The creative block ended and ‘River Nile’, the second song created for the EP, emerged. ‘Sulwe’, a song named for the Luo word for ‘star’ and sung entirely in language, came later, through the ramshackle use of whatever was at hand. “Got a pot, put water, and just recorded that. We got sticks, we got keys. It was just very raw,” she says.

The method didn’t matter as much as the purpose: giving voice to Black excellence, shining a light into the sky for the African diaspora who had not yet uprooted the negative conceptions placed upon them by their adopted homes.

‘Nilotic’ was the first single to drop from the EP, hitting streamers in November 2021. The young, inward-looking girl in ‘Outcast’ was gone. A new Elsy had arrived. An Elsy for her people. An Elsy alone.
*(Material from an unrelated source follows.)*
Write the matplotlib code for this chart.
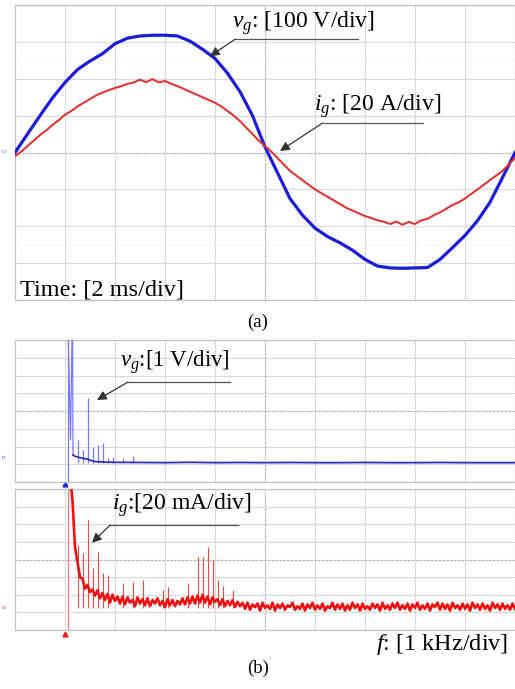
import numpy as np
import matplotlib.pyplot as plt

plt.rcParams['font.family'] = 'Liberation Serif'
plt.rcParams['mathtext.fontset'] = 'custom'
plt.rcParams['mathtext.rm'] = 'Liberation Serif'
plt.rcParams['mathtext.it'] = 'Liberation Serif:italic'

# ---- (a) grid voltage / current (t in ms) ----
t_vg = np.arange(0, 20.01, 0.5)
vg = [0, 50, 100, 148, 190, 225, 248, 268, 295, 310,
      316, 318, 318, 316, 302, 280, 255, 215, 165, 100,
      15, -55, -125, -170, -205, -228, -245, -265, -290, -308,
      -313, -314, -313, -312, -290, -258, -225, -185, -135, -68,
      0]

t_ig = np.arange(0, 20.01, 0.25)
ig = [-2.0, 0.5, 3.5, 6.5, 9.5, 12.0, 15.0, 17.5, 20.5, 22.5,
      25.0, 27.0, 29.0, 31.0, 32.5, 33.8, 35.0, 36.0, 37.2, 38.0,
      39.5, 38.2, 39.8, 38.0, 38.8, 37.2, 36.0, 34.5, 33.0, 31.5,
      30.0, 28.5, 27.0, 25.0, 22.5, 20.0, 17.0, 13.5, 10.0, 6.5,
      3.5, 0.5, -3.0, -6.5, -10.0, -12.5, -15.0, -17.5, -20.0, -22.0,
      -24.0, -26.0, -28.0, -30.0, -31.5, -33.0, -34.5, -35.5, -36.8, -37.5,
      -38.8, -37.5, -39.2, -37.6, -38.8, -36.8, -36.0, -34.0, -32.5, -30.5,
      -28.5, -27.0, -25.0, -22.5, -20.0, -17.5, -15.0, -12.5, -10.0, -6.5,
      -3.0]

# ---- (b) spectra (f in kHz) ----
fund_f = 0.05
vg_lead_f = [0.05, 0.11, 0.15, 0.16]
vg_lead_v = [9.0, 1.3, 9.0, 0.45]
vg_floor_f = [0.16, 0.2, 0.25, 0.3, 0.35, 0.4, 0.45, 0.5, 0.6, 0.8,
              1.0, 1.5, 2.0, 2.5, 3.0, 3.5, 4.0, 4.5, 5.0, 5.5, 6.0, 6.5, 7.0, 7.5,
              8.0, 8.5, 9.0]
vg_floor_v = [0.45, 0.38, 0.34, 0.30, 0.27, 0.24, 0.22, 0.16, 0.08, 0.05,
              0.04, 0.03, 0.02, 0.04, 0.02, 0.03, 0.02, 0.03, 0.02, 0.02, 0.03, 0.02, 0.02, 0.03,
              0.02, 0.02, 0.02]
vg_harm_f = [0.25, 0.35, 0.45, 0.55, 0.65, 0.75, 0.85, 0.95, 1.15, 1.35]
vg_harm_v = [1.3, 0.75, 3.66, 0.9, 1.0, 1.13, 0.3, 0.35, 0.3, 0.4]

ig_floor = [122, 69, 52, 35, 33, 22, 26, 18, 21, 14,
            20, 11, 17, 9, 16, 6, 15, 8, 13, 5,
            13, 4, 12, 6, 9, 2, 12, 5, 10, 3,
            11, 2, 9, 5, 11, 3, 8, 1, 10, 3,
            9, 2, 8, 4, 11, 4, 12, 5, 13, 5,
            14, 6, 15, 6, 13, 4, 12, 7, 10, 3,
            10, 2, 8, 3, 9, 1, 7, 2, 6, -1,
            6, -2, 4, 1, 5, -3, 6, 0, 3, -1,
            6, -3, 4, 0, 5, -2, 3, 1, 6, -2,
            2, -1, 5, -3, 4, 0, 6, -2, 3, -1,
            5, -3, 2, 0, 6, -2, 4, -1, 5, -3,
            3, -2, 6, 0, 4, -3, 5, -1, 2, -2,
            5, 0, 4, -3, 6, -1, 3, -2, 5, 0,
            6, -2, 3, -1, 5, -3, 4, 0, 6, -2,
            3, -1, 5, -3, 4, 1, 6, -2, 5, -1,
            4, -3, 6, 0, 3, -2, 5, -1, 4, -3,
            6, 0, 4, -2, 5, -1, 3, -3, 6, 0,
            4, -2, 5, -1, 3, -2, 5, -1]
ig_floor_f = 0.15 + 0.05 * np.arange(len(ig_floor))
ig_harm_f = [0.25, 0.35, 0.45, 0.55, 0.65, 0.75, 0.85, 1.15, 1.35, 1.55,
             1.95, 2.05, 2.45, 2.65, 2.75, 2.85, 2.95, 3.05, 3.15, 3.35]
ig_harm_v = [72, 62, 100, 45, 63, 40, 37, 28, 29, 32,
             20, 24, 28, 58, 58, 69, 55, 32, 25, 20]

W, H = 515, 689
fig = plt.figure(figsize=(W / 100, H / 100), dpi=100)


def box(x0, y0, x1, y1):
    return fig.add_axes([x0 / W, 1 - y1 / H, (x1 - x0) / W, (y1 - y0) / H])


def scope_grid(ax, xt, yt, xc, yc):
    ax.set_xticks(xt)
    ax.set_yticks(yt)
    ax.tick_params(length=0, labelbottom=False, labelleft=False)
    ax.grid(True, color='#dadada', lw=0.8)
    ax.axvline(xc, color='#9a9a9a', lw=0.8, ls=(0, (1, 2.5)), zorder=1)
    ax.axhline(yc, color='#9a9a9a', lw=0.8, ls=(0, (1, 2.5)), zorder=1)
    for s in ax.spines.values():
        s.set_color('#c4c4c4')
        s.set_linewidth(0.9)
    ax.set_axisbelow(True)


def leader(ax, tip, tail, end):
    ax.annotate('', xy=tip, xytext=tail,
                arrowprops=dict(arrowstyle='-|>', color='#333333', lw=0.9,
                                mutation_scale=14, shrinkA=0, shrinkB=0))
    ax.plot([tail[0], end], [tail[1], tail[1]], color='#555555', lw=0.9, clip_on=False)


# (a)
ax = box(15, 5, 515, 300)
ax.set_xlim(0, 20)
ax.set_ylim(-400, 400)
scope_grid(ax, np.arange(0, 21, 2), np.arange(-400, 401, 100), 10, 0)
for yy in (-250, 250):
    ax.axhline(yy, color='#e4e4e4', lw=0.7, ls=(0, (1, 3)))
ax.plot(t_vg, vg, color='#1c1cd8', lw=2.3, zorder=3)
ax2 = ax.twinx()
ax2.set_ylim(-80, 80)
ax2.axis('off')
ax2.plot(t_ig, ig, color='#e03535', lw=1.5, zorder=4)

leader(ax, (7.8, 261), (8.8, 307), 13.7)
ax.text(8.7, 352, r'$v_g$: [100 V/div]', fontsize=17, va='center', ha='left')
leader(ax, (10.6, 4), (12.3, 80), 16.3)
ax.text(11.95, 126, r'$i_g$: [20 A/div]', fontsize=17, va='center', ha='left')
ax.text(0.2, -372, 'Time: [2 ms/div]', fontsize=17.5, va='center', ha='left')

fig.text(258 / W, 1 - 322 / H, '(a)', fontsize=13.5, ha='center', va='center')

# (b) top: grid voltage spectrum
bv = box(15, 340, 515, 482)
bv.set_xlim(-1, 9)
bv.set_ylim(-1.07, 6.93)
scope_grid(bv, np.arange(-1, 10, 1), -1.07 + np.arange(9), 4, 2.93)
bv.vlines(fund_f, -1.07, 6.93, color='#7a7af2', lw=0.9, zorder=3)
bv.plot(vg_lead_f, vg_lead_v, color='#7a7af2', lw=0.9, zorder=3)
bv.vlines(vg_harm_f, 0, vg_harm_v, color='#7a7af2', lw=0.9, zorder=3)
bv.plot(vg_floor_f, vg_floor_v, color='#3030b0', lw=1.3, zorder=4)
bv.plot([0], [-1.2], marker='^', ms=3.5, color='#2a2ad0', clip_on=False)
leader(bv, (0.64, 3.55), (1.26, 4.56), 3.3)
bv.text(1.1, 5.7, r'$v_g$:[1 V/div]', fontsize=16.5, va='center', ha='left')

# (b) bottom: grid current spectrum
bi = box(15, 489, 515, 630)
bi.set_xlim(-1, 9)
bi.set_ylim(-25, 135)
scope_grid(bi, np.arange(-1, 10, 1), np.arange(-25, 136, 20), 4, 55)
bi.vlines(fund_f, -25, 135, color='#f07a7a', lw=0.9, zorder=3)
bi.vlines(ig_harm_f, 0, ig_harm_v, color='#f04848', lw=0.8, zorder=3)
bi.plot(np.r_[0.13, ig_floor_f], np.r_[134, ig_floor], color='#ee1010', lw=1.9, zorder=4)
bi.plot([0], [-29.5], marker='^', ms=3.5, color='#e02020', clip_on=False)
leader(bi, (0.54, 74), (0.9, 94), 3.46)
bi.text(0.94, 117, r'$i_g$:[20 mA/div]', fontsize=17, va='center', ha='left')
bi.text(8.86, -42, r'$f$: [1 kHz/div]', fontsize=17.5, va='center', ha='right')

fig.text(258 / W, 1 - 668 / H, '(b)', fontsize=13.5, ha='center', va='center')

# small channel tags at the left edge of the screens
fig.text(2 / W, 1 - 152 / H, 'C2', fontsize=3.5, color='#4040d0', va='center')
fig.text(2 / W, 1 - 458 / H, 'F1', fontsize=3.5, color='#4040d0', va='center')
fig.text(2 / W, 1 - 608 / H, 'F2', fontsize=3.5, color='#e03030', va='center')

fig.savefig('out.png', dpi=100)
“The young Elsy that was writing ‘Outcast’ wasn’t going to a Black Lives Matter movement march, you know? I wasn’t seeing or hearing people that were older than me saying certain things,” she says.

“As you spiritually grow, you see things from [new] angles… I think it’s really just the growth, spiritually, to have that confidence.”

Ahead of her Nilotic tour, Elsy is grateful for how the record has been received so far.

“I’m just grateful that people have listened, they’ve understood and they’re enjoying,” she says. “And I’m hoping they’re trying to digest and tackle all the things that I’ve said and learned from it.”